Opening up training data, model parameters, and configurations inevitably raises concerns such as data privacy, AI hallucinations, and potential misuse. Nick Vidal pointed out that complete openness might lead to sensitive data leakage and model misuse. This necessitates meticulous management of different types of data and information as we push for openness, gradually refining the corresponding compliance standards.

4. The Importance of Open Governance and Community Collaboration

Building a transparent and standardized Open Source AI ecosystem requires clear licensing agreements, compliance guidelines, and active participation from developers and researchers. For instance, Hugging Face not only open-sources its code, datasets, and model parameters but also has a robust community feedback mechanism that allows technical experts to collaboratively optimize models and fix bugs. This open co-creation model shows that a balance between innovation and security is achievable.

II. The New Integration of the Financial Industry with Open Source AI

1. Overturning Traditional Perspectives

I once believed that the financial industry would be cautious about adopting open source due to concerns over security, compliance, and intellectual property. However, real-world cases presented during the talks indicate that an increasing number of financial institutions are actively using open source AI for risk assessment, fraud detection, and algorithmic trading. Open source allows these institutions to conduct in-depth reviews and customizations of models, not only improving decision transparency but also providing more detailed technical explanations in regulatory contexts.

2. From “Closed-Door Development” to Open Co-creation

The rise of Open Source AI enables financial institutions to tap into global expertise from both academia and industry, jointly addressing challenges related to data privacy and model fairness. Many companies have started contributing to open source communities, particularly in areas such as Explainable AI (XAI) and bias reduction in models. XAI is especially crucial because it makes the opaque “black box” deep learning models more transparent, which is key for ensuring fairness and rationality in financial decision-making. This shift from “closed-door development” to open co-creation not only drives technological progress but also compels regulators to demand higher levels of transparency in AI applications.

III. Future Outlook and Personal Reflections

1. The Trend Towards a Hybrid Model

After these presentations, my vision for the future AI ecosystem has become clearer: a hybrid model combining full openness with partial retention may be the most realistic approach. Certain sensitive models or data might be made open under specific conditions to prevent misuse, while other components remain entirely transparent. Such a model would stimulate community innovation while ensuring dual safeguards for security and privacy.

2. The Importance of Personal Contribution

Participating in open source projects like Hugging Face has shown me that even small individual contributions can have a significant impact. Whether it’s contributing code, fixing bugs, or adding new features, these efforts can create ripples throughout the ecosystem and promote the healthy development of Open Source AI. This realization has strengthened my confidence in the role I can play in advancing this field.

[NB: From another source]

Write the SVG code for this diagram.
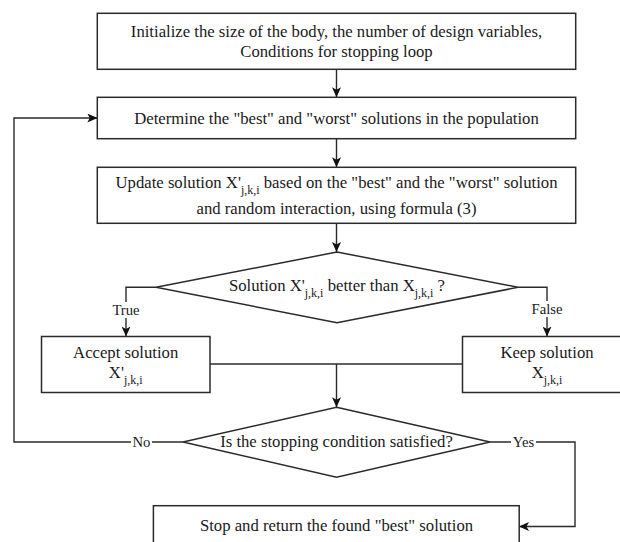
<svg xmlns="http://www.w3.org/2000/svg" width="620" height="542" viewBox="0 0 620 542">
<style>
.box{fill:#fff;stroke:#2b2b2b;stroke-width:1.5}
.ln{fill:none;stroke:#2b2b2b;stroke-width:1.4}
.t{font-family:"Liberation Serif","Times New Roman",serif;font-size:16.7px;fill:#1a1a1a;text-anchor:middle}
.lb{font-family:"Liberation Serif","Times New Roman",serif;font-size:14.7px;fill:#1a1a1a;text-anchor:middle}
.sub{font-size:12px}
.bg{fill:#fff}
</style>
<defs>
<marker id="ar" markerWidth="10" markerHeight="9" refX="10" refY="4.5" orient="auto" markerUnits="userSpaceOnUse">
<path d="M0,0 L10,4.5 L0,9 L2.5,4.5 z" fill="#111"/>
</marker>
</defs>
<rect width="620" height="542" fill="#fff"/>
<g id="connectors">
<line class="ln" x1="336.5" y1="69.3" x2="336.5" y2="97.3" marker-end="url(#ar)"/>
<line class="ln" x1="336.5" y1="138.7" x2="336.5" y2="167.3" marker-end="url(#ar)"/>
<line class="ln" x1="336.5" y1="223.3" x2="336.5" y2="252" marker-end="url(#ar)"/>
<polyline class="ln" points="156,287.3 126,287.3 126,336.5" marker-end="url(#ar)"/>
<polyline class="ln" points="518,287.3 547,287.3 547,336.5" marker-end="url(#ar)"/>
<line class="ln" x1="210" y1="364" x2="462.5" y2="364"/>
<line class="ln" x1="336.5" y1="364" x2="336.5" y2="407.3" marker-end="url(#ar)"/>
<polyline class="ln" points="183,442 14,442 14,118 97.3,118" marker-end="url(#ar)"/>
<polyline class="ln" points="490,442 575,442 575,526.5 519,526.5" marker-end="url(#ar)"/>
<rect class="bg" x="111" y="302" width="30" height="16"/>
<text class="lb" x="126" y="315">True</text>
<rect class="bg" x="529" y="301" width="36" height="16"/>
<text class="lb" x="547" y="314">False</text>
<rect class="bg" x="131" y="434" width="21" height="16"/>
<text class="lb" x="141.5" y="447">No</text>
<rect class="bg" x="511" y="434" width="25" height="16"/>
<text class="lb" x="523.5" y="447">Yes</text>
</g>
<g id="init">
<rect class="box" x="97.3" y="13.3" width="478.4" height="56"/>
<text class="t" x="336.5" y="37.3">Initialize the size of the body, the number of design variables,</text>
<text class="t" x="336.5" y="57.3">Conditions for stopping loop</text>
</g>
<g id="determine">
<rect class="box" x="97.3" y="97.3" width="478.4" height="41.4"/>
<text class="t" x="336.5" y="124">Determine the "best" and "worst" solutions in the population</text>
</g>
<g id="update">
<rect class="box" x="97.3" y="167.3" width="478.4" height="56"/>
<text class="t" x="336.5" y="188.3">Update solution X'<tspan class="sub" dy="6">j,k,i</tspan><tspan dy="-6"> based on the "best" and the "worst" solution</tspan></text>
<text class="t" x="336.5" y="213.5">and random interaction, using formula (3)</text>
</g>
<g id="better">
<polygon class="box" points="337,252 518,287.3 337,322.7 156,287.3"/>
<text class="t" x="337" y="291">Solution X'<tspan class="sub" dy="6">j,k,i</tspan><tspan dy="-6"> better than X</tspan><tspan class="sub" dy="6">j,k,i</tspan><tspan dy="-6"> ?</tspan></text>
</g>
<g id="accept">
<rect class="box" x="41.5" y="336.5" width="168.5" height="56"/>
<text class="t" x="125.7" y="358.3">Accept solution</text>
<text class="t" x="125.7" y="378.3">X'<tspan class="sub" dy="6">j,k,i</tspan></text>
</g>
<g id="keep">
<rect class="box" x="462.5" y="336.5" width="168.5" height="56"/>
<text class="t" x="547" y="358.3">Keep solution</text>
<text class="t" x="547" y="378.3">X<tspan class="sub" dy="6">j,k,i</tspan></text>
</g>
<g id="stopcond">
<polygon class="box" points="336.5,407.3 490,442 336.5,477.3 183,442"/>
<text class="t" x="336.5" y="446.7">Is the stopping condition satisfied?</text>
</g>
<g id="stop">
<rect class="box" x="153.4" y="505.7" width="365.8" height="42"/>
<text class="t" x="336.5" y="531">Stop and return the found "best" solution</text>
</g>
</svg>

3. Continuous Exploration and Collaborative Win-Win

The “black box” nature of deep learning models, their enormous computational requirements, and the challenges of data privacy all indicate that no single team or company can solve these issues alone. Future progress will require more cross-industry and interdisciplinary collaboration to jointly develop and refine open governance standards. Only through cooperative win-win efforts can we build an AI ecosystem that is both open and secure, transparent and efficient.

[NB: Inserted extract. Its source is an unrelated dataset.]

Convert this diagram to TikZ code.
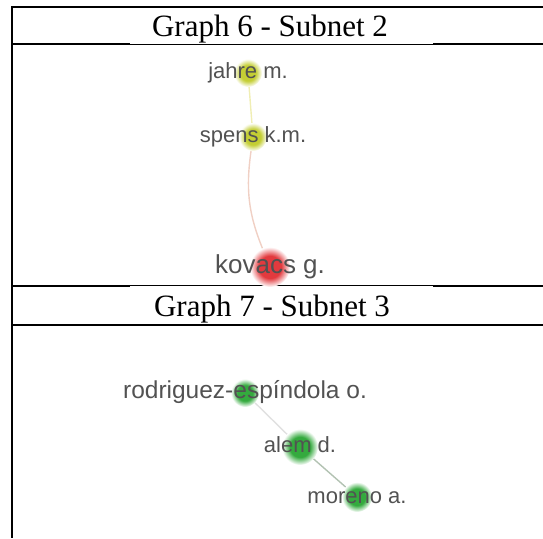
\documentclass[tikz,border=0pt]{standalone}
\usepackage{fontspec}
\setmainfont{Liberation Serif}
\setsansfont{Liberation Sans}
\usetikzlibrary{positioning,calc}

\definecolor{ballY}{RGB}{196,206,52}
\definecolor{ballR}{RGB}{226,58,62}
\definecolor{ballG}{RGB}{52,170,62}
\definecolor{linkP}{RGB}{240,208,196}
\definecolor{linkY}{RGB}{240,238,180}
\pgfdeclareradialshading{blobY}{\pgfpoint{0bp}{0bp}}{color(0bp)=(ballY); color(14bp)=(ballY); color(25bp)=(white); color(50bp)=(white)}
\pgfdeclareradialshading{blobR}{\pgfpoint{0bp}{0bp}}{color(0bp)=(ballR); color(14bp)=(ballR); color(25bp)=(white); color(50bp)=(white)}
\pgfdeclareradialshading{blobG}{\pgfpoint{0bp}{0bp}}{color(0bp)=(ballG); color(14bp)=(ballG); color(25bp)=(white); color(50bp)=(white)}

\begin{document}
\begin{tikzpicture}[
  x=1pt, y=1pt,
  rule/.style  = {line width=2pt, black},
  hair/.style  = {line width=0.9pt, black},
  title/.style = {font=\fontsize{31}{33}\selectfont, anchor=base, inner sep=0pt},
  dot/.style   = {circle, inner sep=0pt, minimum size=#1},
  ylw/.style   = {shading=blobY},
  rd/.style    = {shading=blobR},
  grn/.style   = {shading=blobG},
  lbl/.style   = {font=\sffamily\fontsize{22}{24}\selectfont, text=black!68, anchor=base, inner sep=0pt},
  edge/.style  = {line width=1.4pt}]

\useasboundingbox (0,0) rectangle (543,538);

% table frame
\draw[rule] (543,531) -- (12,531) -- (12,0);
\draw[rule] (12,493.5) -- (130,493.5);
\draw[hair] (130,494) -- (433,494);
\draw[rule] (433,493.5) -- (543,493.5);
\draw[rule] (12,252) -- (130,252);
\draw[hair] (130,252.5) -- (433,252.5);
\draw[rule] (433,252) -- (543,252);
\draw[rule] (12,213) -- (543,213);

\node[title] (t6) at (270,501) {Graph 6 - Subnet 2};
\node[title] (t7) at (272,221) {Graph 7 - Subnet 3};

% subnet 2
\node[dot=28pt, ylw] (jahre)  at (248,465) {};
\node[dot=28pt, ylw] (spens)  at (253,401) {};
\node[dot=40pt, rd]  (kovacs) at (270,271) {};

\draw[edge, linkY] (jahre) -- (spens);
\draw[edge, linkP] (spens) to[out=262, in=112] (kovacs);

\node[lbl] (jahre-l)  at ($(jahre)+(0,-6)$)  {jahre m.};
\node[lbl] (spens-l)  at ($(spens)+(0,-6)$)  {spens k.m.};
\node[lbl, font=\sffamily\fontsize{26}{28}\selectfont] (kovacs-l) at ($(kovacs)+(0,-7)$) {kovacs g.};

% subnet 3
\node[dot=28pt, grn] (rodr)   at (245,145) {};
\node[dot=36pt, grn] (alem)   at (300,91)  {};
\node[dot=30pt, grn] (moreno) at (357,41)  {};

\draw[edge, black!12] (rodr) -- (alem);
\draw[edge, green!20!black!30] (alem) -- (moreno);

\node[lbl, font=\sffamily\fontsize{24.5}{26}\selectfont] (rodr-l) at ($(rodr)+(0,-6)$) {rodriguez-espíndola o.};
\node[lbl] (alem-l)   at ($(alem)+(0,-6)$)   {alem d.};
\node[lbl] (moreno-l) at ($(moreno)+(0,-6)$) {moreno a.};

\end{tikzpicture}
\end{document}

Overall, these two presentations have refreshed my understanding of the current state and future of Open Source AI from multiple perspectives—whether it’s the technical challenges like the “Scaling Law” and “black box” effect, or industry applications such as risk management in finance and community governance. I look forward to collaborating with like-minded partners in the future to contribute to the continuous advancement of Open Source AI.

Written before or on March 15, 2025